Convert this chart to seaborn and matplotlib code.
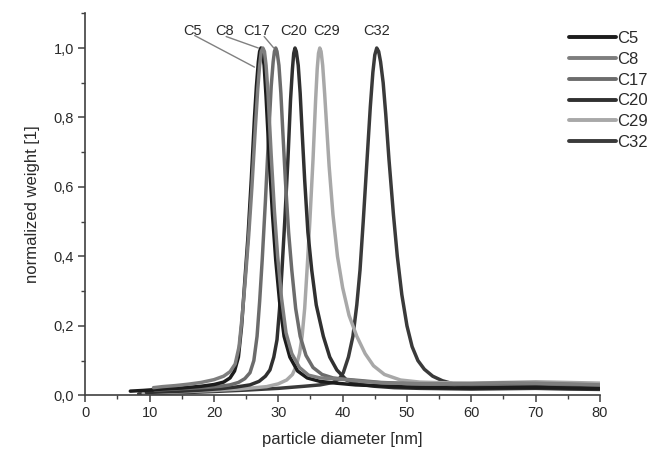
import matplotlib
matplotlib.use("Agg")
import matplotlib.pyplot as plt
from matplotlib.ticker import MultipleLocator, FuncFormatter
import pandas as pd
import seaborn as sns

# Particle size distributions (diameter in nm, normalized weight)
c5_x = [7.0, 9, 12, 15, 18, 20, 21.5, 22.5, 23.2, 23.8, 24.3, 24.8, 25.3, 25.8, 26.3, 26.6, 26.9,
        27.1, 27.3, 27.5, 27.8, 28.1, 28.6, 29.1, 29.6, 30.2, 30.9, 31.8, 33, 34.5, 36.5, 39, 42,
        46, 50, 55, 60, 65, 70, 75, 80]
c5_y = [0.012, 0.014, 0.018, 0.021, 0.026, 0.031, 0.038, 0.05, 0.07, 0.11, 0.2, 0.33, 0.46, 0.62,
        0.8, 0.89, 0.96, 0.99, 1.0, 0.99, 0.95, 0.86, 0.68, 0.52, 0.39, 0.27, 0.17, 0.11, 0.07,
        0.05, 0.04, 0.035, 0.03, 0.027, 0.024, 0.022, 0.021, 0.022, 0.023, 0.021, 0.02]

c8_x = [10.6, 12, 14, 16, 18, 20, 21.5, 22.5, 23.3, 23.9, 24.4, 24.9, 25.4, 25.9, 26.4, 26.8, 27.1,
        27.35, 27.6, 27.85, 28.1, 28.4, 28.9, 29.4, 29.9, 30.5, 31.2, 32.1, 33.3, 34.7, 36.5, 38.5,
        40.5, 43, 46, 50, 55, 60, 65, 70, 75, 80]
c8_y = [0.022, 0.025, 0.028, 0.032, 0.037, 0.045, 0.055, 0.068, 0.09, 0.14, 0.23, 0.34, 0.46, 0.6,
        0.76, 0.88, 0.95, 0.99, 1.0, 0.99, 0.95, 0.87, 0.69, 0.53, 0.4, 0.28, 0.18, 0.12, 0.08,
        0.058, 0.05, 0.048, 0.045, 0.04, 0.036, 0.034, 0.033, 0.034, 0.036, 0.035, 0.033, 0.03]

c17_x = [10.8, 13, 16, 19, 21, 22.5, 23.8, 24.8, 25.6, 26.2, 26.7, 27.1, 27.5, 28.0, 28.5, 28.9,
         29.2, 29.4, 29.6, 29.8, 30.1, 30.4, 30.7, 31.1, 31.6, 32.1, 32.7, 33.4, 34.3, 35.4, 36.8,
         38.5, 40.5, 43, 46, 50, 55, 60, 65, 70, 75, 80]
c17_y = [0.015, 0.017, 0.02, 0.023, 0.026, 0.03, 0.037, 0.048, 0.065, 0.1, 0.17, 0.27, 0.39, 0.56,
         0.75, 0.89, 0.96, 0.99, 1.0, 0.99, 0.95, 0.87, 0.76, 0.62, 0.47, 0.36, 0.25, 0.17, 0.115,
         0.08, 0.06, 0.05, 0.046, 0.042, 0.037, 0.034, 0.032, 0.031, 0.032, 0.033, 0.03, 0.028]

c20_x = [9.5, 12, 15, 18, 21, 23.5, 25.6, 27.0, 28.0, 28.7, 29.3, 29.8, 30.2, 30.6, 31.0, 31.5,
         31.9, 32.2, 32.4, 32.6, 32.8, 33.1, 33.4, 33.7, 34.1, 34.6, 35.2, 35.9, 37.0, 38.0, 39.1,
         40.6, 42.5, 45, 48, 52, 56, 60, 65, 70, 75, 80]
c20_y = [0.008, 0.01, 0.012, 0.015, 0.019, 0.024, 0.03, 0.04, 0.055, 0.073, 0.11, 0.16, 0.25, 0.37,
         0.5, 0.68, 0.85, 0.94, 0.985, 1.0, 0.99, 0.95, 0.87, 0.76, 0.62, 0.47, 0.36, 0.26, 0.17,
         0.11, 0.073, 0.044, 0.032, 0.026, 0.022, 0.02, 0.019, 0.018, 0.019, 0.02, 0.018, 0.017]

c29_x = [9, 12, 16, 20, 24, 28.2, 30.0, 31.3, 32.2, 32.8, 33.3, 33.7, 34.1, 34.5, 34.9, 35.4, 35.8,
         36.05, 36.25, 36.45, 36.65, 36.9, 37.2, 37.5, 37.9, 38.5, 39.2, 40.0, 41.0, 42.2, 43.5,
         44.8, 46.5, 49, 52, 56, 60, 65, 70, 75, 80]
c29_y = [0.006, 0.008, 0.011, 0.014, 0.018, 0.025, 0.033, 0.044, 0.06, 0.085, 0.12, 0.17, 0.25,
         0.37, 0.5, 0.68, 0.85, 0.94, 0.985, 1.0, 0.99, 0.95, 0.87, 0.78, 0.66, 0.52, 0.4, 0.31,
         0.23, 0.17, 0.12, 0.085, 0.06, 0.044, 0.038, 0.036, 0.035, 0.037, 0.039, 0.037, 0.035]

c32_x = [8.3, 12, 16, 20, 25, 30, 34, 36.5, 38.5, 39.5, 40.1, 40.9, 41.6, 42.2, 42.7, 43.2, 43.8,
         44.3, 44.7, 45.0, 45.3, 45.6, 45.9, 46.3, 46.7, 47.2, 47.9, 48.5, 49.2, 50.0, 50.8, 51.7,
         52.7, 54.0, 55.5, 57.8, 61, 65, 70, 75, 80]
c32_y = [0.004, 0.006, 0.008, 0.011, 0.015, 0.02, 0.026, 0.03, 0.037, 0.048, 0.065, 0.11, 0.17,
         0.26, 0.36, 0.5, 0.68, 0.83, 0.93, 0.98, 1.0, 0.99, 0.96, 0.9, 0.81, 0.68, 0.52, 0.4,
         0.29, 0.2, 0.14, 0.1, 0.075, 0.055, 0.042, 0.03, 0.026, 0.025, 0.027, 0.025, 0.024]

samples = ["C5", "C8", "C17", "C20", "C29", "C32"]
series = {"C5": (c5_x, c5_y), "C8": (c8_x, c8_y), "C17": (c17_x, c17_y),
          "C20": (c20_x, c20_y), "C29": (c29_x, c29_y), "C32": (c32_x, c32_y)}
colors = {"C5": "#1c1c1c", "C8": "#7e7e7e", "C17": "#6c6c6c",
          "C20": "#303030", "C29": "#a8a8a8", "C32": "#3a3a3a"}

frames = []
for name in samples:
    xs, ys = series[name]
    frames.append(pd.DataFrame({"diameter": xs, "weight": ys, "sample": name}))
df = pd.concat(frames, ignore_index=True)

sns.set_style("ticks")
plt.rcParams["font.family"] = ["Liberation Sans", "DejaVu Sans"]

fig = plt.figure(figsize=(6.54, 4.55), dpi=100)
ax = fig.add_axes([0.1304, 0.1312, 0.787, 0.8396])

draw_order = ["C32", "C29", "C20", "C17", "C5", "C8"]
for name in draw_order:
    sub = df[df["sample"] == name]
    sns.lineplot(data=sub, x="diameter", y="weight", color=colors[name], lw=2.5,
                 sort=False, ax=ax, label=name, legend=False)

ax.set_xlim(0, 80)
ax.set_ylim(0, 1.1)
ax.xaxis.set_major_locator(MultipleLocator(10))
ax.xaxis.set_minor_locator(MultipleLocator(5))
ax.yaxis.set_major_locator(MultipleLocator(0.2))
ax.yaxis.set_minor_locator(MultipleLocator(0.1))
ax.yaxis.set_major_formatter(FuncFormatter(lambda v, p: f"{v:.1f}".replace(".", ",")))
ax.xaxis.set_major_formatter(FuncFormatter(lambda v, p: f"{v:.0f}"))

sns.despine(ax=ax)
for side in ("left", "bottom"):
    ax.spines[side].set_color("#404040")
    ax.spines[side].set_linewidth(1.2)
ax.tick_params(which="major", direction="out", length=5, width=1.1, color="#404040",
               labelsize=10.5, labelcolor="#2a2a2a", pad=3)
ax.tick_params(which="minor", direction="out", length=3, width=1.0, color="#404040")

ax.set_xlabel("particle diameter [nm]", fontsize=12, color="#2a2a2a", labelpad=8)
ax.set_ylabel("normalized weight [1]", fontsize=12, color="#2a2a2a", labelpad=10)

# Peak labels with leader lines for the overlapping curves
peak_labels = {"C5": 16.7, "C8": 21.6, "C17": 26.7, "C20": 32.4, "C29": 37.5, "C32": 45.3}
for name, xl in peak_labels.items():
    ax.text(xl, 1.05, name, ha="center", va="center", fontsize=10.5, color="#2a2a2a",
            clip_on=False)
leader_kw = dict(color="#808080", lw=1.0, clip_on=False)
ax.plot([17.0, 26.3], [1.036, 0.945], **leader_kw)
ax.plot([21.9, 26.9], [1.033, 1.0], **leader_kw)
ax.plot([27.8, 29.3], [1.033, 1.0], **leader_kw)

handles, labels = ax.get_legend_handles_labels()
hmap = dict(zip(labels, handles))
leg = fig.legend([hmap[n] for n in samples], samples, loc="upper left",
                 bbox_to_anchor=(0.870, 0.932), frameon=False, fontsize=12,
                 handlelength=2.8, handletextpad=0.1, labelspacing=0.35,
                 borderpad=0, borderaxespad=0)
for line in leg.get_lines():
    line.set_linewidth(2.8)
for t in leg.get_texts():
    t.set_color("#2a2a2a")

fig.savefig("out.png", dpi=100)
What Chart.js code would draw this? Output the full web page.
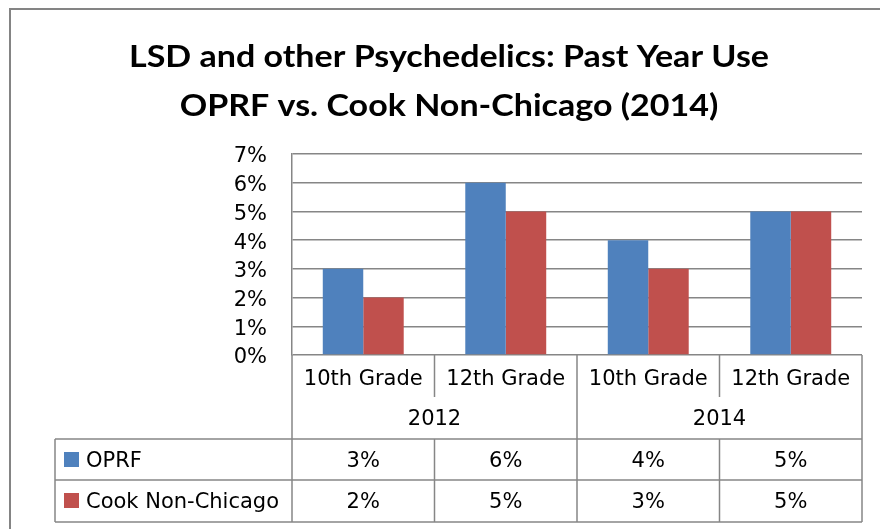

****************

Written instruction »
With all pictures left out, please transcribe exactly the lines from the start of the material through the line with "0.035, 0.033, 0.03]".

Output of the exercise »
Convert this chart to seaborn and matplotlib code.
import matplotlib
matplotlib.use("Agg")
import matplotlib.pyplot as plt
from matplotlib.ticker import MultipleLocator, FuncFormatter
import pandas as pd
import seaborn as sns

# Particle size distributions (diameter in nm, normalized weight)
c5_x = [7.0, 9, 12, 15, 18, 20, 21.5, 22.5, 23.2, 23.8, 24.3, 24.8, 25.3, 25.8, 26.3, 26.6, 26.9,
        27.1, 27.3, 27.5, 27.8, 28.1, 28.6, 29.1, 29.6, 30.2, 30.9, 31.8, 33, 34.5, 36.5, 39, 42,
        46, 50, 55, 60, 65, 70, 75, 80]
c5_y = [0.012, 0.014, 0.018, 0.021, 0.026, 0.031, 0.038, 0.05, 0.07, 0.11, 0.2, 0.33, 0.46, 0.62,
        0.8, 0.89, 0.96, 0.99, 1.0, 0.99, 0.95, 0.86, 0.68, 0.52, 0.39, 0.27, 0.17, 0.11, 0.07,
        0.05, 0.04, 0.035, 0.03, 0.027, 0.024, 0.022, 0.021, 0.022, 0.023, 0.021, 0.02]

c8_x = [10.6, 12, 14, 16, 18, 20, 21.5, 22.5, 23.3, 23.9, 24.4, 24.9, 25.4, 25.9, 26.4, 26.8, 27.1,
        27.35, 27.6, 27.85, 28.1, 28.4, 28.9, 29.4, 29.9, 30.5, 31.2, 32.1, 33.3, 34.7, 36.5, 38.5,
        40.5, 43, 46, 50, 55, 60, 65, 70, 75, 80]
c8_y = [0.022, 0.025, 0.028, 0.032, 0.037, 0.045, 0.055, 0.068, 0.09, 0.14, 0.23, 0.34, 0.46, 0.6,
        0.76, 0.88, 0.95, 0.99, 1.0, 0.99, 0.95, 0.87, 0.69, 0.53, 0.4, 0.28, 0.18, 0.12, 0.08,
        0.058, 0.05, 0.048, 0.045, 0.04, 0.036, 0.034, 0.033, 0.034, 0.036, 0.035, 0.033, 0.03]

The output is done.